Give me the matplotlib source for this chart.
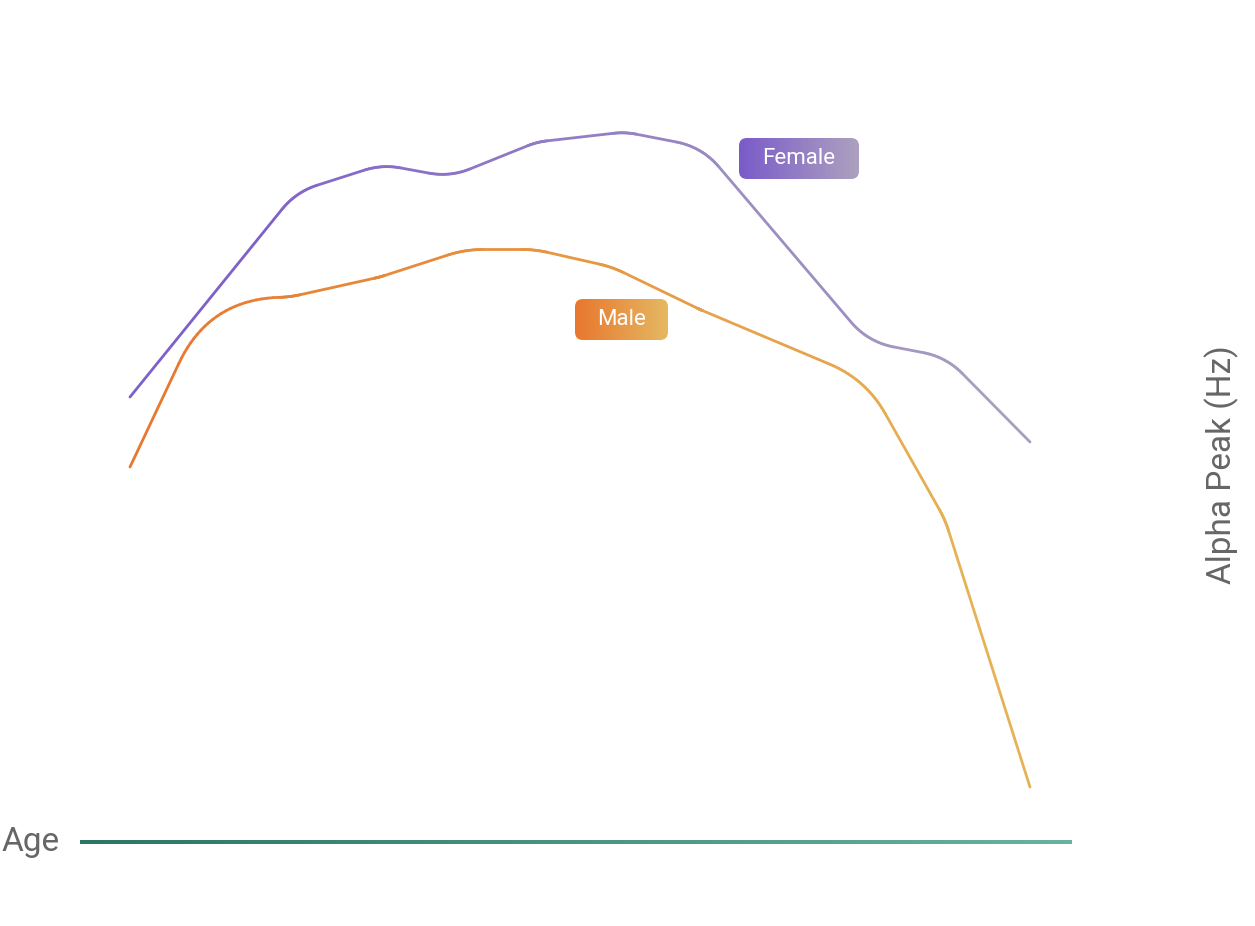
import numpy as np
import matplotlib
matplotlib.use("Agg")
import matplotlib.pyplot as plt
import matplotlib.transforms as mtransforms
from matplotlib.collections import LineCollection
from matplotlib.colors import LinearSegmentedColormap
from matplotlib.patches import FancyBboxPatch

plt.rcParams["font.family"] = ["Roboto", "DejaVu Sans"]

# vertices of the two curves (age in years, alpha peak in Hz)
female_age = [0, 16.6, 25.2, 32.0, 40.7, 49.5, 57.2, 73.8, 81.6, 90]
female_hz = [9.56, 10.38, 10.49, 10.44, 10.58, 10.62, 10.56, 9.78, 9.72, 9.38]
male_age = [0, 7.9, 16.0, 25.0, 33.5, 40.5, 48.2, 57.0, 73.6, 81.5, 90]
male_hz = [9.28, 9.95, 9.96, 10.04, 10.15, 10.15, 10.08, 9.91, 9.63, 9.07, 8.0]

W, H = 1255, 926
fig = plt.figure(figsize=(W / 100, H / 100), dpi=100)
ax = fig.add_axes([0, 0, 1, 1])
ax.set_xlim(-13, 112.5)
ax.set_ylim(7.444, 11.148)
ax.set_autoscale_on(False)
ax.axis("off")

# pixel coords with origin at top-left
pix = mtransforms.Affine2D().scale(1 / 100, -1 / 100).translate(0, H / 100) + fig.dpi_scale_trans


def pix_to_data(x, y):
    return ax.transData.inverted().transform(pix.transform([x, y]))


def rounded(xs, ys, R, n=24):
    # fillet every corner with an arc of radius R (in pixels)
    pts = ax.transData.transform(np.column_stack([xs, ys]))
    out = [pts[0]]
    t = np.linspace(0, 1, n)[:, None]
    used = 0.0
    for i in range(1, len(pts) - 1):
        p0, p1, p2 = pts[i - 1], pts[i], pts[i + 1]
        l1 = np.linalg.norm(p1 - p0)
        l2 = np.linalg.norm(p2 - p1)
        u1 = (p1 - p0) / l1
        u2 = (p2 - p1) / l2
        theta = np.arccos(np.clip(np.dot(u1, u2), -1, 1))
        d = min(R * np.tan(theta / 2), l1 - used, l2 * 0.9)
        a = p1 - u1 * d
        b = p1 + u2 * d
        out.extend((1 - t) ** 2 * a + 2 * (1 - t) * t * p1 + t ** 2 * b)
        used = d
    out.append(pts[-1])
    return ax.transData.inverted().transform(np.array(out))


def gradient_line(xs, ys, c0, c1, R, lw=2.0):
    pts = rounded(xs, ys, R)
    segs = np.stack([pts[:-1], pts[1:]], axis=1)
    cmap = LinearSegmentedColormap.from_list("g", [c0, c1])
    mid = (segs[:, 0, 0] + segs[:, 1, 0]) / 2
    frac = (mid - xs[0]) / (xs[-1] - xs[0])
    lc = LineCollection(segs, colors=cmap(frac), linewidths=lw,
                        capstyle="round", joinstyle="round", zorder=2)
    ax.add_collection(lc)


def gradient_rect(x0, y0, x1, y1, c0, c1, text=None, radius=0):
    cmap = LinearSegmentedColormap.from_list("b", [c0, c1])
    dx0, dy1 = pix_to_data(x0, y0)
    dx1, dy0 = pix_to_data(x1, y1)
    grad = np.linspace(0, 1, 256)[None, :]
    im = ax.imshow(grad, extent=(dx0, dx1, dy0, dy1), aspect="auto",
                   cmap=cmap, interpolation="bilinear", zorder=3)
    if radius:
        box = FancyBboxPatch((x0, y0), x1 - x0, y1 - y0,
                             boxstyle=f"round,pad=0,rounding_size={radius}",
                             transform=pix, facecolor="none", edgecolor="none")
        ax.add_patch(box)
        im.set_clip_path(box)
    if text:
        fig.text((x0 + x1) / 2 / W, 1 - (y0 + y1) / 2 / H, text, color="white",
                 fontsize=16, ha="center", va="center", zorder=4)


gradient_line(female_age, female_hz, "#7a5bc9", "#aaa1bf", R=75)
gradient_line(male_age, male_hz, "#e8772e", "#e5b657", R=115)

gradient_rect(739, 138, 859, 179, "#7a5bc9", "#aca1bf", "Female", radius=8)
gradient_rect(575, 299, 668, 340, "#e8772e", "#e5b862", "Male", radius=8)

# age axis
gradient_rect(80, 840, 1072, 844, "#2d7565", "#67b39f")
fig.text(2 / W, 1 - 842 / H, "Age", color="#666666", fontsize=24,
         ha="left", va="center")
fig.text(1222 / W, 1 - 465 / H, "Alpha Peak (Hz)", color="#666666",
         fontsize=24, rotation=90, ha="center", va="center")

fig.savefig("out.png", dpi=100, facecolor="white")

========================

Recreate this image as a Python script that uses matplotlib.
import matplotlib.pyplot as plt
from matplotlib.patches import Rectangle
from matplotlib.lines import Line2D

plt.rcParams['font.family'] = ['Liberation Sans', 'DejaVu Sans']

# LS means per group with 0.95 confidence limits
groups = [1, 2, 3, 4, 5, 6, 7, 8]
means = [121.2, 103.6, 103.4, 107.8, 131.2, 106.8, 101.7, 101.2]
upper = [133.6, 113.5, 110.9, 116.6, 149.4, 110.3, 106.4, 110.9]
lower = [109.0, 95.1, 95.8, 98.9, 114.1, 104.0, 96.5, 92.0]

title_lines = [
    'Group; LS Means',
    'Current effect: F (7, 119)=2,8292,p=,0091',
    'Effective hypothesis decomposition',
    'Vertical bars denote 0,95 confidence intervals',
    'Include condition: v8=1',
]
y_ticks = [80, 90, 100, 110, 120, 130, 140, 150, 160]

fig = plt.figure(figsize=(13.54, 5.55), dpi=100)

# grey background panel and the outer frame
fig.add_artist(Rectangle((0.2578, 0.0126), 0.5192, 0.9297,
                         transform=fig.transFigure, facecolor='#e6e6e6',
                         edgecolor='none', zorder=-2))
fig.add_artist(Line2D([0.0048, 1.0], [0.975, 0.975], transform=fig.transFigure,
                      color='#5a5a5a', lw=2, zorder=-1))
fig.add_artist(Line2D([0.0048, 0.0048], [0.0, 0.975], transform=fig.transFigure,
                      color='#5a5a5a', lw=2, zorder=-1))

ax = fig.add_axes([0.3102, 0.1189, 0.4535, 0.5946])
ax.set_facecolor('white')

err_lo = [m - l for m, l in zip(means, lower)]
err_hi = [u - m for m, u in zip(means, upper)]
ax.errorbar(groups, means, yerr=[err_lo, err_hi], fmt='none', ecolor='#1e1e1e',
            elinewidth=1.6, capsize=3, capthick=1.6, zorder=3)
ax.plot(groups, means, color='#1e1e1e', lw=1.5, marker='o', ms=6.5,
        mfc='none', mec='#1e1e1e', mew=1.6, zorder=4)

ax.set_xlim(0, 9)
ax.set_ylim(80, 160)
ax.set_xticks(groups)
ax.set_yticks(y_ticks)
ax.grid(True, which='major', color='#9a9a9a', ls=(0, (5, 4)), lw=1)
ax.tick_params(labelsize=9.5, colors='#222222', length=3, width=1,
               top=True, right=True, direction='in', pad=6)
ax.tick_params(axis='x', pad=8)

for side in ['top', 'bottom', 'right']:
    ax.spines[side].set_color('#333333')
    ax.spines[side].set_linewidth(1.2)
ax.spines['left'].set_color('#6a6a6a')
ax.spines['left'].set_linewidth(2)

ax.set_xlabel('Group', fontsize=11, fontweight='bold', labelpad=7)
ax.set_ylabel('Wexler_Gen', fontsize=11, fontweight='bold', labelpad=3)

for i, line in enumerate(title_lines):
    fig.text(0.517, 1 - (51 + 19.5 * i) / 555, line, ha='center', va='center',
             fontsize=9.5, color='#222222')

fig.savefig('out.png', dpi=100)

========================

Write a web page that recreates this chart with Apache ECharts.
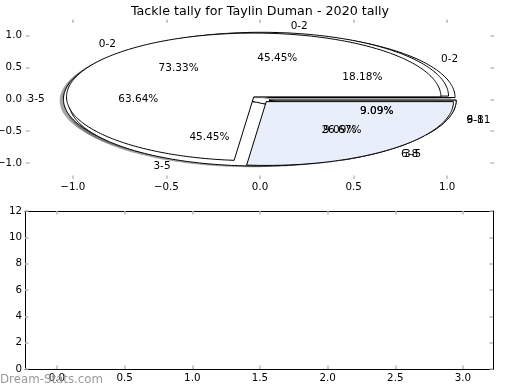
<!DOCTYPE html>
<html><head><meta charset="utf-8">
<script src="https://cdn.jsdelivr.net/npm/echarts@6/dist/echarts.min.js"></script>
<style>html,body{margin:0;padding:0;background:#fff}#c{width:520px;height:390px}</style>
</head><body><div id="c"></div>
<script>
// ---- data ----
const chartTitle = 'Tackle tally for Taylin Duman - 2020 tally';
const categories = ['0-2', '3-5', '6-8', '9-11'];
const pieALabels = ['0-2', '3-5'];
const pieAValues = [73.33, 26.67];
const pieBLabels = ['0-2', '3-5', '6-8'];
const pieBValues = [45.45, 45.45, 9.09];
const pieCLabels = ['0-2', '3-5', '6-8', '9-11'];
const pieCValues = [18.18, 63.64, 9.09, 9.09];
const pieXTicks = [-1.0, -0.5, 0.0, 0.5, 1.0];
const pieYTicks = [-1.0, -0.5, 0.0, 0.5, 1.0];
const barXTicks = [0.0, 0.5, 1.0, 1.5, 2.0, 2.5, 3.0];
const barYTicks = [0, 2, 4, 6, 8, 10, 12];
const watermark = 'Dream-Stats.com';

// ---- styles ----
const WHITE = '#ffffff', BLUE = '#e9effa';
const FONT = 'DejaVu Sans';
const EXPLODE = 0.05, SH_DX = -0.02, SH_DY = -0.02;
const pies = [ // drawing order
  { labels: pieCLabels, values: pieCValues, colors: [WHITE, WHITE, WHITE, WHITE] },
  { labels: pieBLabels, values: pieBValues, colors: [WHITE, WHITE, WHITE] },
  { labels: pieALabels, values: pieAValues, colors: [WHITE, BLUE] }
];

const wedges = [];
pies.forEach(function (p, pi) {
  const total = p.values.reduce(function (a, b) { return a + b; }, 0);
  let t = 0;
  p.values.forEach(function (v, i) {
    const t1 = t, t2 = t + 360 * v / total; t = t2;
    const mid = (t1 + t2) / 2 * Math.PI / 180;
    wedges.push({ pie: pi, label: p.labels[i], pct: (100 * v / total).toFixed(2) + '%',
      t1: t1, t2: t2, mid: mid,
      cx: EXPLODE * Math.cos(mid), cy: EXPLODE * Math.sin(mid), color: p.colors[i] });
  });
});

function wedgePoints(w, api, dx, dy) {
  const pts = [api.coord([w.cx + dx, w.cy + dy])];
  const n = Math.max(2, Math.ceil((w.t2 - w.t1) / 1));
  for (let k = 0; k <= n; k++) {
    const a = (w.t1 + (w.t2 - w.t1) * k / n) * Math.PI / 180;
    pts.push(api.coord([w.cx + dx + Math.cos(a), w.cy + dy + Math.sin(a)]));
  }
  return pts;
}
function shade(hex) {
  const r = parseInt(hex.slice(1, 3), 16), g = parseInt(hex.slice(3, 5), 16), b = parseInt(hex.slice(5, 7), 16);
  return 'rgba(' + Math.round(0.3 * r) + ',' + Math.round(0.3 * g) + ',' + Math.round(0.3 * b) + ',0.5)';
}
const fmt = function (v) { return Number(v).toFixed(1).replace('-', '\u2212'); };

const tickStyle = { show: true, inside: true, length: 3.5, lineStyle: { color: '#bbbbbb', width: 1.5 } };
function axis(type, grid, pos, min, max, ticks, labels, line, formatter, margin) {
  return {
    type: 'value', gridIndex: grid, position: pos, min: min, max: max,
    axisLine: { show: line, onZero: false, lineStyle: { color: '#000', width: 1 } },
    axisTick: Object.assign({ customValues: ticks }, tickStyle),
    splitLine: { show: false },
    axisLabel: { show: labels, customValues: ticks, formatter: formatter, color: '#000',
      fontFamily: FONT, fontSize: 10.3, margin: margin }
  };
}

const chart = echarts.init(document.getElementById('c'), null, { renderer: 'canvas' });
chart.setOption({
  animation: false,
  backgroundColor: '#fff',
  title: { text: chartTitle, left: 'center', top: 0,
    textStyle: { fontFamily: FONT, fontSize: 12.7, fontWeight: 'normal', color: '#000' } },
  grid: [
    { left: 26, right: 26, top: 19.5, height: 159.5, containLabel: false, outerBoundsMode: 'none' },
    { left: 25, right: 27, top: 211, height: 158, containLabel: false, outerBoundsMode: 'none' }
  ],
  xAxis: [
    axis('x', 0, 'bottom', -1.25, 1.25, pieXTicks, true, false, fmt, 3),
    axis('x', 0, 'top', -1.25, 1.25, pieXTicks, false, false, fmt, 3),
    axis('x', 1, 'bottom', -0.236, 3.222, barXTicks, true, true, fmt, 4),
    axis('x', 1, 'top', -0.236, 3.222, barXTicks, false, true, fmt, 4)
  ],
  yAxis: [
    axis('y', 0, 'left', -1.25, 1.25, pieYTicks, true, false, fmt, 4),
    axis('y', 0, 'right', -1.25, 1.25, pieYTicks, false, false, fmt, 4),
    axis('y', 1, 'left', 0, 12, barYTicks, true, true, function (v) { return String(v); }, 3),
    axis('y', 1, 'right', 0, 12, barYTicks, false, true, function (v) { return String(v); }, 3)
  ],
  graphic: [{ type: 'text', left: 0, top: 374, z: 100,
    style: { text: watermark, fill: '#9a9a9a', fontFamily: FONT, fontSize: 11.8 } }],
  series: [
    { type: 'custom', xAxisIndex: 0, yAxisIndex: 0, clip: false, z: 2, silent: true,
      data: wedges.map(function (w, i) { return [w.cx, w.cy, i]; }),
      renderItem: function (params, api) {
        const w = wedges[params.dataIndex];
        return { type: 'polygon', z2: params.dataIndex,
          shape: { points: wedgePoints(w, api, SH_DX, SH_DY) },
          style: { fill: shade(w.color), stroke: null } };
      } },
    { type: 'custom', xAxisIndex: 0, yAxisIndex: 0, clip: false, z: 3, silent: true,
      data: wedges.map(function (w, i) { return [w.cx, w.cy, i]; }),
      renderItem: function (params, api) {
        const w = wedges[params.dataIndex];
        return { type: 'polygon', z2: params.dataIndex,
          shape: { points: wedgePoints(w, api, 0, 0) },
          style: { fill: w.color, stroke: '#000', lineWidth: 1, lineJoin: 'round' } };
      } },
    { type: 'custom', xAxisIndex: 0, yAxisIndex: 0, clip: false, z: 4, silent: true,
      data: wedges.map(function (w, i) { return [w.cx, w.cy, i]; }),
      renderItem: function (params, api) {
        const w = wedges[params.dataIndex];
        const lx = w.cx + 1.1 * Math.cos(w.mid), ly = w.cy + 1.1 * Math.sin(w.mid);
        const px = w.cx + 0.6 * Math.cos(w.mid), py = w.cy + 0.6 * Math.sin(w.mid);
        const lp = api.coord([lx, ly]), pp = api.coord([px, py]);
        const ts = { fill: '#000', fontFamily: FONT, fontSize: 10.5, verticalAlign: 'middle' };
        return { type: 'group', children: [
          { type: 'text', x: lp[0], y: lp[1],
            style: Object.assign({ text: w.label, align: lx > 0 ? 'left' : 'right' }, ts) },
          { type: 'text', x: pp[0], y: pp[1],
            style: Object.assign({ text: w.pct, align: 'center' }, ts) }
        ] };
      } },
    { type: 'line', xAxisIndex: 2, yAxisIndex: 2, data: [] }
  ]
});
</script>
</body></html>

========================

* [Prompt]: Within the entries above, give again exactly the lines starting at the one that contains "Give me the matplotlib source for this chart." and ending at the one that contains "9.63, 9.07, 8.0]", leaving out the pictures.

* [Result]:
Give me the matplotlib source for this chart.
import numpy as np
import matplotlib
matplotlib.use("Agg")
import matplotlib.pyplot as plt
import matplotlib.transforms as mtransforms
from matplotlib.collections import LineCollection
from matplotlib.colors import LinearSegmentedColormap
from matplotlib.patches import FancyBboxPatch

plt.rcParams["font.family"] = ["Roboto", "DejaVu Sans"]

# vertices of the two curves (age in years, alpha peak in Hz)
female_age = [0, 16.6, 25.2, 32.0, 40.7, 49.5, 57.2, 73.8, 81.6, 90]
female_hz = [9.56, 10.38, 10.49, 10.44, 10.58, 10.62, 10.56, 9.78, 9.72, 9.38]
male_age = [0, 7.9, 16.0, 25.0, 33.5, 40.5, 48.2, 57.0, 73.6, 81.5, 90]
male_hz = [9.28, 9.95, 9.96, 10.04, 10.15, 10.15, 10.08, 9.91, 9.63, 9.07, 8.0]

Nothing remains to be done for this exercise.